Draft RFPs - It is proposed that draft RFPs be included for all acquisition using the Best-Value
concept. Draft RFPs should include proposed evaluation factors and relative weights.
Evaluation Factors - A full and balanced set of evaluation factors, including the standard
technical, management, past performance and cost/price should be developed with assigned
quantitative weights or an appropriate measure of relative importance/rank order. Where
appropriate, additional evaluation factors unique to the particular contract requirement should be
added including desired performance levels, error rates, reliability/maintainability objectives,
interoperability, expansion/upgrade objectives and others.
Cost Realism - Evaluation and scoring of a fully integrated set of factors including the price/cost
factor places a premium on a rigorous, analytically-based assessment of cost realism. For services
contracting, standard and case specific evaluation protocols need to be developed and routinely applied.

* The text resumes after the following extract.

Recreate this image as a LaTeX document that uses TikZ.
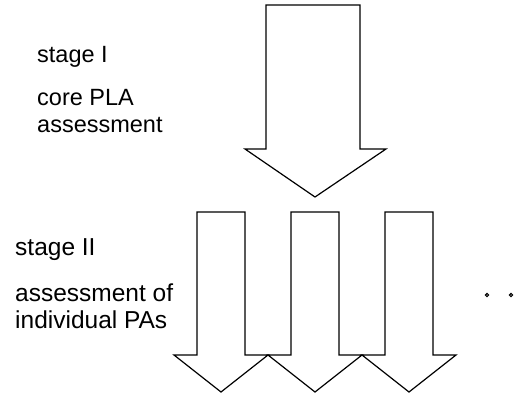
\documentclass[tikz,border=0pt]{standalone}
\usepackage{fontspec}
\setmainfont{Liberation Sans}
\begin{document}
\begin{tikzpicture}[x=1pt,y=-1pt,
  arrowshape/.style={draw=black,line width=1.2pt,line join=miter,fill=white},
  lbl/.style={anchor=base west,inner sep=0pt,font=\fontsize{23.5}{27}\selectfont},
  lblb/.style={anchor=base west,inner sep=0pt,font=\fontsize{24.5}{28}\selectfont},
  dotmark/.style={draw=black,line width=1.2pt,fill=white}]
\useasboundingbox (0,0) rectangle (530,394);
% stage I arrow
\draw[arrowshape] (266,5) -- (360,5) -- (360,149) -- (386,149) -- (315,197) -- (245,149) -- (266,149) -- cycle;
% stage II arrows
\foreach \c/\n in {221/a,315/b,409/c}{
  \draw[arrowshape] (\c-24,212) -- (\c+24,212) -- (\c+24,355) -- (\c+47,355) -- (\c,392) -- (\c-47,355) -- (\c-24,355) -- cycle;
}
% labels
\node[lbl] (s1) at (37,62) {stage I};
\node[lbl] (c1) at (37,105) {core PLA};
\node[lbl] (c2) at (37,132) {assessment};
\node[lblb] (s2) at (15,255) {stage II};
\node[lblb] (a1) at (15,301) {assessment of};
\node[lblb] (a2) at (15,328) {individual PAs};
% continuation dots
\draw[dotmark] (487,295) circle (1.6);
\draw[dotmark] (511,295) circle (1.6);
\end{tikzpicture}
\end{document}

Evaluation and Selection - The balanced, integrated evaluation factors, which were originally set
forth in the draft RFP focused through the use of a quality statement and replayed in the formal
RFP, must then be consistently applied throughout the evaluation process leading to final quantitative
and qualitative scoring and the production of a bottom-line score for each offer. This end-to-end
disciplined adherence to the original evaluation factors and their relative weights is the most
single, critical aspect of achieving integrity in best-value procurement. It results in the
source-selection authority being presented with multiple offers each with a single bottom-line
score. The source-selection authority can then make the selection using these scores and any other
external factors or trade-off considerations which he/she wishes to impose.
Post-Award Debrief/Sunshine - The post-award debriefing process is frequently the significant
contributor to the continuing and highly unproductive protest process in services contracting.
The debriefing process needs to be far more formally structured, controlled and guided by desirable
(not minimum) information content and explicitly related to the guidance and information provided on
relative importance of evaluation factors and the manner in which they were applied to evaluate
and score proposals - in short, a coherent and sunshine driven process. Where the government does
this, (in a minority of cases) it is very effective as a final step in a well-executed procurement
cycle and virtually preempts any consideration of formal or informal protect.